“In Asawa’s hands, wire was transformed from an instrument of imprisonment into a lifeline, a route to imaginative freedom.”—Deborah Solomon
November 2025
Ruth Asawa Turned Wire Into Her Lifeline By Deborah Solomon Ruth Asawa only needed four hours of sleep a night. This was her explanation for how she got so much done. If you roll out of bed at 4 a.m., you can have a few undisturbed hours in your studio before your children (she was married, with six kids) wake up and start asking questions. Maaaa, what’s for breakfast? Where are you?

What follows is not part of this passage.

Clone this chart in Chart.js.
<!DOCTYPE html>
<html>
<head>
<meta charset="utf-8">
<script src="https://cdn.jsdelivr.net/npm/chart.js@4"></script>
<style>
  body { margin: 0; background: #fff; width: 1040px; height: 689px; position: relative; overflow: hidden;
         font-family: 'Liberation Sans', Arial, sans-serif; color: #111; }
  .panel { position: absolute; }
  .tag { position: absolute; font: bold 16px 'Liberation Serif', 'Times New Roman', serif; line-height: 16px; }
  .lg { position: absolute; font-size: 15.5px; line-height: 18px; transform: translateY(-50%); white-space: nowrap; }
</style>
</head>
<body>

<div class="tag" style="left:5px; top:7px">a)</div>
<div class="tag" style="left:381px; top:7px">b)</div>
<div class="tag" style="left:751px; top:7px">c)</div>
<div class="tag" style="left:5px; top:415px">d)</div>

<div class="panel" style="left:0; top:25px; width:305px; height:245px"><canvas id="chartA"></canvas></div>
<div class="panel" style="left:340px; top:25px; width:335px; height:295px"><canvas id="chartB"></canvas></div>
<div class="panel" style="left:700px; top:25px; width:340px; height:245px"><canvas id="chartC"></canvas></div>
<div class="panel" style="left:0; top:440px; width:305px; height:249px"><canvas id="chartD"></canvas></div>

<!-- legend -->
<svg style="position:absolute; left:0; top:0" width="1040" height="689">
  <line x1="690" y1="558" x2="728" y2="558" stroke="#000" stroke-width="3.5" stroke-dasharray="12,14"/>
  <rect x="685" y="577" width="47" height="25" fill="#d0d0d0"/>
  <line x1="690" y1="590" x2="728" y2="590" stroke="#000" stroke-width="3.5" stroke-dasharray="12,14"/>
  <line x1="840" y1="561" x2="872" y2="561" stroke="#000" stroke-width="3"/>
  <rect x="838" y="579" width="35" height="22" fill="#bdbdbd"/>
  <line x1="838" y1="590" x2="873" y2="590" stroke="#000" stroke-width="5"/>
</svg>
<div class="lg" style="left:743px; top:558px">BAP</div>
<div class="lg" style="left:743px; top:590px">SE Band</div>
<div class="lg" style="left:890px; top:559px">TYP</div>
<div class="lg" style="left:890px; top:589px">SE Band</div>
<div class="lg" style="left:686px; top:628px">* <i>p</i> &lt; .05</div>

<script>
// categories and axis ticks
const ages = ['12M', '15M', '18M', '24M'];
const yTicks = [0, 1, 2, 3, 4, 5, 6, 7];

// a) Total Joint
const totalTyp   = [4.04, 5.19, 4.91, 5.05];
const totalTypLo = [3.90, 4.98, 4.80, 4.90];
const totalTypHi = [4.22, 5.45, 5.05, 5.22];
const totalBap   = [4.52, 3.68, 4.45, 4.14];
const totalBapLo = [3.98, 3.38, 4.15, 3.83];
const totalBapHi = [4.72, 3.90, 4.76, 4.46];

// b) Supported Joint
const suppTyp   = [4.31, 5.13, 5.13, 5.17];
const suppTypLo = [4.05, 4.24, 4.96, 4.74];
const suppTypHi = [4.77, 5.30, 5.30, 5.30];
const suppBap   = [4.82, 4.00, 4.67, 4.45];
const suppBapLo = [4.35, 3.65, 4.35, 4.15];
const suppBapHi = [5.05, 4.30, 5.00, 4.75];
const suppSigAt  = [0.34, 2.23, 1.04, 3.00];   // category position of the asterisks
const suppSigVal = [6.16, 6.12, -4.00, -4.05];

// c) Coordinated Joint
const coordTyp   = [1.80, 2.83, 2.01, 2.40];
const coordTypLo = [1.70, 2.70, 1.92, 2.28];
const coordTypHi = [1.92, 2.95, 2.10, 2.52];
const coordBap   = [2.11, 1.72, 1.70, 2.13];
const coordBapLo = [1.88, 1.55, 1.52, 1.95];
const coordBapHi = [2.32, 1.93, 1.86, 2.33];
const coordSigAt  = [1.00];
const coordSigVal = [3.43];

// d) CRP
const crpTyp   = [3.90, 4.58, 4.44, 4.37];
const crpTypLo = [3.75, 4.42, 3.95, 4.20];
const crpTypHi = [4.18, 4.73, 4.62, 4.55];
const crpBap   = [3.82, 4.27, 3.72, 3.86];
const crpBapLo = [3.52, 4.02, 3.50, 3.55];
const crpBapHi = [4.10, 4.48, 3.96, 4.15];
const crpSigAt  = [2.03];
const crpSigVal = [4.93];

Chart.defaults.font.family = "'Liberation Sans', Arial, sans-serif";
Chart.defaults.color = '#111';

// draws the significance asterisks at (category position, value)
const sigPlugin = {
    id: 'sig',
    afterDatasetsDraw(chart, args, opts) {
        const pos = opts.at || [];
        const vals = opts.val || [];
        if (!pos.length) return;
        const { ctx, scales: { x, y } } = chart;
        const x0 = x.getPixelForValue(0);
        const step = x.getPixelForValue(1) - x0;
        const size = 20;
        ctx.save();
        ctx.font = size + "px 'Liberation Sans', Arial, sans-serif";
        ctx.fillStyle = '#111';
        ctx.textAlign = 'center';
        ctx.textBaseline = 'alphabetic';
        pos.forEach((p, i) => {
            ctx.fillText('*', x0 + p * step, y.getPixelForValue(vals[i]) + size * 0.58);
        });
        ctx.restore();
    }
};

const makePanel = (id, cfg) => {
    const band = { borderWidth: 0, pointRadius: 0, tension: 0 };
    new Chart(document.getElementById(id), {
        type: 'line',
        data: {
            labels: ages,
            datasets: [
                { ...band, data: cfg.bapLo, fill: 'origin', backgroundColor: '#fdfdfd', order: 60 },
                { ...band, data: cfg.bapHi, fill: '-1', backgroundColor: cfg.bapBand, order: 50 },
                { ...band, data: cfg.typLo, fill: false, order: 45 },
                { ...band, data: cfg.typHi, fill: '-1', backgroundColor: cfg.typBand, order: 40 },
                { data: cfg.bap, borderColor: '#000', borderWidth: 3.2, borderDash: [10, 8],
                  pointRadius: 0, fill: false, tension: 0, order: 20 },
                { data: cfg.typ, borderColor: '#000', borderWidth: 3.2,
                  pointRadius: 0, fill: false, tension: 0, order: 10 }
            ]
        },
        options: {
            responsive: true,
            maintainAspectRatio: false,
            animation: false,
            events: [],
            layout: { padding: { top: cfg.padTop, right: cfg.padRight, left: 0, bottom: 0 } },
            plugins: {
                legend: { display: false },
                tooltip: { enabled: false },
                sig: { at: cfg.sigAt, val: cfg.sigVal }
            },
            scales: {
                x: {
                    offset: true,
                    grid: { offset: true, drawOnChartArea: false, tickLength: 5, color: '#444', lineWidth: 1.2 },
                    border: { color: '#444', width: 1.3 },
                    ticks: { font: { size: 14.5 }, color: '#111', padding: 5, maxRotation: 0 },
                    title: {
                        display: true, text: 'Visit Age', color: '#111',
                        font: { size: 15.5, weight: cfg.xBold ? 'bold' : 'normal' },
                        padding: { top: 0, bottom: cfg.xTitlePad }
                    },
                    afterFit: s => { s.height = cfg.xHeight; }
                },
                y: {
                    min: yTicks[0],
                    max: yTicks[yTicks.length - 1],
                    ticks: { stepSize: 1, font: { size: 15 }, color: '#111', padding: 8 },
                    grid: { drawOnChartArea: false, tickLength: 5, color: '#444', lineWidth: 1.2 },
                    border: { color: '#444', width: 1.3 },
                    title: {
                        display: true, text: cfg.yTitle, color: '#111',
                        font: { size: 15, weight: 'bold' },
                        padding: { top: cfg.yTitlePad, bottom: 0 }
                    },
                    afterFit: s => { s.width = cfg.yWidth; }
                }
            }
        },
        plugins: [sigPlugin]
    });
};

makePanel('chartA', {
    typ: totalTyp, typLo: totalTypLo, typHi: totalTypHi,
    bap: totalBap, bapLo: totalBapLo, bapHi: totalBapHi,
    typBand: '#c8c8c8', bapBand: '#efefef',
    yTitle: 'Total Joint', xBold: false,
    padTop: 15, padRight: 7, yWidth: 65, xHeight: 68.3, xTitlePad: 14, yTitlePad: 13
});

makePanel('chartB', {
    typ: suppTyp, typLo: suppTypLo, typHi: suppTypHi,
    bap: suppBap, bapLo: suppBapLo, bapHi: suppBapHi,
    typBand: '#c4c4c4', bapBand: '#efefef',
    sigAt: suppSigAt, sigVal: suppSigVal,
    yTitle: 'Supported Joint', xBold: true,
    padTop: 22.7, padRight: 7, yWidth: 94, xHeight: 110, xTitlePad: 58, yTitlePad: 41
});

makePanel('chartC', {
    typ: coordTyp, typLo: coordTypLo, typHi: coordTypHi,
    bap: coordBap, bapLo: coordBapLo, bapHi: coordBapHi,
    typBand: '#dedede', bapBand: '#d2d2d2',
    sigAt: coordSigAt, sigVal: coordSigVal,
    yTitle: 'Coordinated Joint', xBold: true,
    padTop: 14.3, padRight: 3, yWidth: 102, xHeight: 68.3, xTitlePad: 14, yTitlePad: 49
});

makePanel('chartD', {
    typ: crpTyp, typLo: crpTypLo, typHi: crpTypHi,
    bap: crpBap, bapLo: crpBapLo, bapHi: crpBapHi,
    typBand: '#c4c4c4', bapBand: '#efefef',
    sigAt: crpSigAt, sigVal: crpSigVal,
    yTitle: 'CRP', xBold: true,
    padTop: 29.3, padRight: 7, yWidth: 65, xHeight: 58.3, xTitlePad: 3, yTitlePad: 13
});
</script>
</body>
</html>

She was easy to locate; she did much of her artwork in her living room in the Noe Valley neighborhood in San Francisco. We know from photographs that she liked to sit on the floor, cross-legged and within reach of her materials — spools of inexpensive industrial wire. From this hardware-store staple, she spun, loop by loop, inch by inch, fabulous abstract sculptures that hung from the ceiling and mesmerized visitors to her home with their lacy delicacy and wavy, spiraling silhouettes.
Asawa, who died in 2013 at age 87, is currently the subject of a must-see, prodigiously moving retrospective at the Museum of Modern Art. Although overlooked by the art establishment for most of her life, she has garnered star-level magnitude at last, thanks to the efforts of revisionist art historians.